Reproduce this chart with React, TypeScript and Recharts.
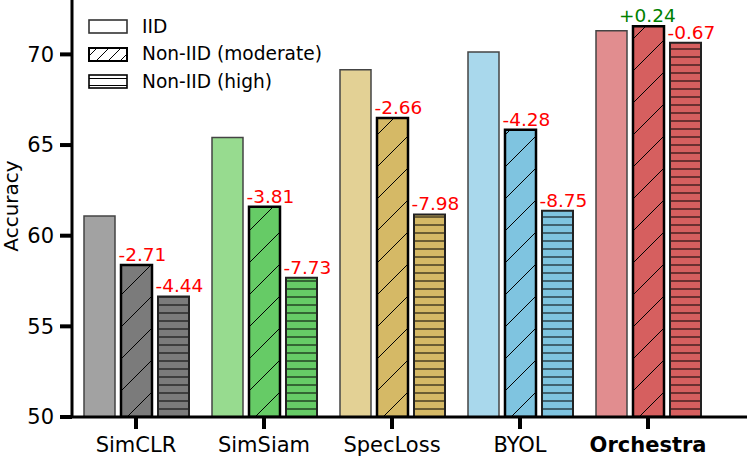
import { Bar, BarChart, Cell, LabelList, Legend, XAxis, YAxis } from "recharts";

if (typeof document !== "undefined") document.body.style.margin = "0";

const methods = ["SimCLR", "SimSiam", "SpecLoss", "BYOL", "Orchestra"];
const iid = [61.09, 65.41, 69.15, 70.13, 71.31];
const moderateDelta = [-2.71, -3.81, -2.66, -4.28, 0.24];
const highDelta = [-4.44, -7.73, -7.98, -8.75, -0.67];
const lightColors = ["#a2a2a2", "#97db8f", "#e3d195", "#a9d8ec", "#e18d8f"];
const darkColors = ["#7b7b7b", "#66cb66", "#d5b966", "#7fc4e0", "#d65f5f"];
const yTicks = [50, 55, 60, 65, 70];
const legendLabels = ["IID", "Non-IID (moderate)", "Non-IID (high)"];

const data = methods.map((name, i) => ({
  name,
  iid: iid[i],
  moderate: +(iid[i] + moderateDelta[i]).toFixed(2),
  high: +(iid[i] + highDelta[i]).toFixed(2),
  dMod: moderateDelta[i],
  dHigh: highDelta[i],
}));

const FONT = "'DejaVu Sans', sans-serif";

const fmt = (v: number) => (v > 0 ? "+" : "") + v.toFixed(2);

const renderDelta = (props: any) => {
  const { x, y, value } = props;
  const pos = value > 0;
  return (
    <text
      x={x + (pos ? -14 : -2.5)}
      y={y - 4}
      fontSize={18.5}
      fontFamily={FONT}
      fill={pos ? "#008000" : "#ff0000"}
      textAnchor="start"
    >
      {fmt(value)}
    </text>
  );
};

const CategoryTick = (props: any) => {
  const { x, y, payload } = props;
  return (
    <text
      x={x}
      y={y}
      dy="0.71em"
      textAnchor="middle"
      fontSize={21}
      fontFamily={FONT}
      fontWeight={payload.value === "Orchestra" ? "bold" : "normal"}
      fill="#000"
    >
      {payload.value}
    </text>
  );
};

const LegendPatch = ({ kind }: { kind: number }) => (
  <svg width={40} height={15} style={{ display: "block" }}>
    <rect x={1} y={1} width={38} height={13} fill="#fff"
      stroke={kind === 0 ? "#333" : "#000"} strokeWidth={kind === 1 ? 2 : 1.6} />
    {kind === 1 &&
      [0, 12, 24, 36].map((o) => (
        <line key={o} x1={o - 4} y1={14} x2={o + 9} y2={1} stroke="#000" strokeWidth={1} />
      ))}
    {kind === 2 && (
      <>
        <line x1={1} y1={4.5} x2={39} y2={4.5} stroke="#000" strokeWidth={1} />
        <line x1={1} y1={11.5} x2={39} y2={11.5} stroke="#000" strokeWidth={1} />
      </>
    )}
  </svg>
);

const renderLegend = () => (
  <div style={{ fontFamily: FONT, fontSize: 18.6 }}>
    {legendLabels.map((label, i) => (
      <div key={label} style={{ display: "flex", alignItems: "center", height: 27.5 }}>
        <LegendPatch kind={i} />
        <span style={{ marginLeft: 14, lineHeight: "20px" }}>{label}</span>
      </div>
    ))}
  </div>
);

export default function App() {
  return (
    <div style={{ width: 747, height: 457, background: "#fff" }}>
      <BarChart
        width={747}
        height={457}
        data={data}
        margin={{ top: 0, right: 0, bottom: 0, left: 0 }}
        barCategoryGap={12}
        barGap={6}
      >
        <defs>
          {darkColors.map((c, i) => (
            <pattern key={"d" + i} id={"diag" + i} patternUnits="userSpaceOnUse" width={32} height={32}>
              <rect width={32} height={32} fill={c} />
              <path d="M-2,2 l4,-4 M0,32 l32,-32 M30,34 l4,-4" stroke="#000" strokeWidth={1} />
            </pattern>
          ))}
          {darkColors.map((c, i) => (
            <pattern key={"h" + i} id={"horiz" + i} patternUnits="userSpaceOnUse" width={8} height={8}>
              <rect width={8} height={8} fill={c} />
              <line x1={0} y1={1} x2={8} y2={1} stroke="#000" strokeWidth={1} />
            </pattern>
          ))}
        </defs>
        <XAxis
          dataKey="name"
          height={40}
          interval={0}
          tickSize={12}
          tickMargin={8}
          padding={{ left: 0, right: 35 }}
          axisLine={{ stroke: "#000", strokeWidth: 3 }}
          tickLine={{ stroke: "#000", strokeWidth: 4 }}
          tick={<CategoryTick />}
        />
        <YAxis
          width={72}
          domain={[50, 73]}
          ticks={yTicks}
          allowDataOverflow
          tickSize={12}
          tickMargin={6}
          axisLine={{ stroke: "#000", strokeWidth: 3 }}
          tickLine={{ stroke: "#000", strokeWidth: 4 }}
          tick={{ fill: "#000", fontSize: 21, fontFamily: FONT }}
          label={(p: any) => (
            <text
              x={11}
              y={206}
              transform="rotate(-90 11 206)"
              textAnchor="middle"
              dominantBaseline="central"
              fontSize={20}
              fontFamily={FONT}
              fill="#000"
            >
              Accuracy
            </text>
          )}
        />
        <Legend
          layout="vertical"
          align="center"
          verticalAlign="middle"
          content={renderLegend}
          wrapperStyle={{ left: 88, top: 13, width: "auto" }}
        />
        <Bar dataKey="iid" name="IID" isAnimationActive={false} stroke="#444" strokeWidth={1.5}>
          {data.map((_, i) => (
            <Cell key={i} fill={lightColors[i]} />
          ))}
        </Bar>
        <Bar dataKey="moderate" name="Non-IID (moderate)" isAnimationActive={false} stroke="#000" strokeWidth={2.5}>
          {data.map((_, i) => (
            <Cell key={i} fill={`url(#diag${i})`} />
          ))}
          <LabelList dataKey="dMod" content={renderDelta} />
        </Bar>
        <Bar dataKey="high" name="Non-IID (high)" isAnimationActive={false} stroke="#222" strokeWidth={2}>
          {data.map((_, i) => (
            <Cell key={i} fill={`url(#horiz${i})`} />
          ))}
          <LabelList dataKey="dHigh" content={renderDelta} />
        </Bar>
      </BarChart>
    </div>
  );
}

PROBLEM TO WORK ON
Look at the listing and set down only the lines from its start through the line with "if (typeof document", word for word and without pictures.

TASK RESPONSE
Reproduce this chart with React, TypeScript and Recharts.
import { Bar, BarChart, Cell, LabelList, Legend, XAxis, YAxis } from "recharts";

if (typeof document !== "undefined") document.body.style.margin = "0";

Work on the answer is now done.